# the most sound parrot breed?



## lil muppet (Apr 4, 2008)

am looking to buy a hand reared bird but am just wondering what the best one to get would be?

i know all birds are individual but i ws just wondering if there is a parrot that is a general rule easier to get talking, tame but most importantly friendly as it will be interacting with customers. 

obviously for insurance reasons, only staff will actually be handling the parrot!


----------



## hawksport (Dec 27, 2009)

I would say one of the Amazons. A cockatoo would be entertaining for customers and macaws look impressive but as with greys there is a risk of plucking and an oven ready parrot in a pet shop doesn't look good


----------



## lil muppet (Apr 4, 2008)

hawksport said:


> I would say one of the Amazons.
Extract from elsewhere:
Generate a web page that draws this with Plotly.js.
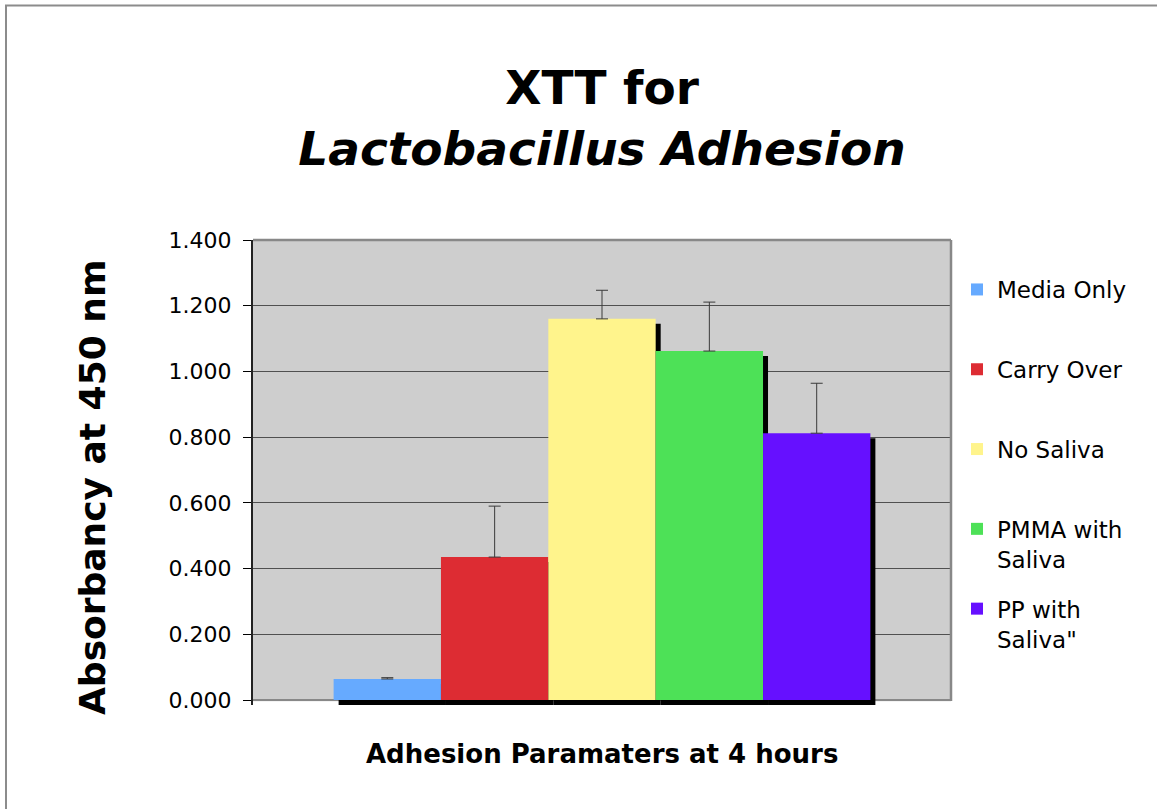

A cockatoo would be entertaining for customers and macaws look impressive but as with greys there is a risk of plucking and an oven ready parrot in a pet shop doesn't look good


yes true that! i have only had bad experiances of amazons! are they one person birds?


----------



## hawksport (Dec 27, 2009)

I wouldn't of said they were any more than the others I mentioned


----------



## Sarahnya (Oct 27, 2008)

Caiques, I adore mine and if I had to keep just one of my birds (I have a Sun Conure, Timneh Grey and 2 Caiques) I'd keep my BH Caique. They are so playful and if you make sure you have them out daily they stay friendly with everyone (mine is 4 now). The only downside is that they are noisy but you will get that with most parrots anyway, especially the South American bunch. I do kinda wish I only bought 1 though, my BHC was so much quieter when kept on his own.


----------



## Cooper389 (Mar 9, 2012)

A Cockatoo is a nice bird to keep and very loving. 
Plucking as in most birds can be a problem. 
Mine was as bald as me. But after being shown the attention and love
he is almost back to full feather. (mine won't come back lol)
Several are up for grabs at a decent price on parrot world. 
It seems the greys are cropping up all over as easy to breed but many are not doing the species any good by over breeding. I have just relocated 8 from a dark dismal garage, no light kept in boxes with mesh fronts. I don't think they had a dozen feathers between them. I DON'T SELL BIRDS only rescue them.


----------



## hawksport (Dec 27, 2009)

It would be interesting to know how many plucked pet parroots are put into breeding programs and go on to produce.young parrots that are prone to plucking


----------



## ChatterPuss (Sep 4, 2010)

If you are looking for a 'talking bird' then i wouldn't go for a cockatoo as they tend to be more of a mimic in actions than words. We had one but unfortunately had to sell her as she was too demanding of me....she would not leave me alone and would cling so tightly to me, I couldn't do anything without her and my husband used to have to pull her off me. We have also had a blue fronted amazon who was fabulous and a great talker and singer and very friendly. We now have a blue and gold macaw who never stop talking and singing but can be noisy.


----------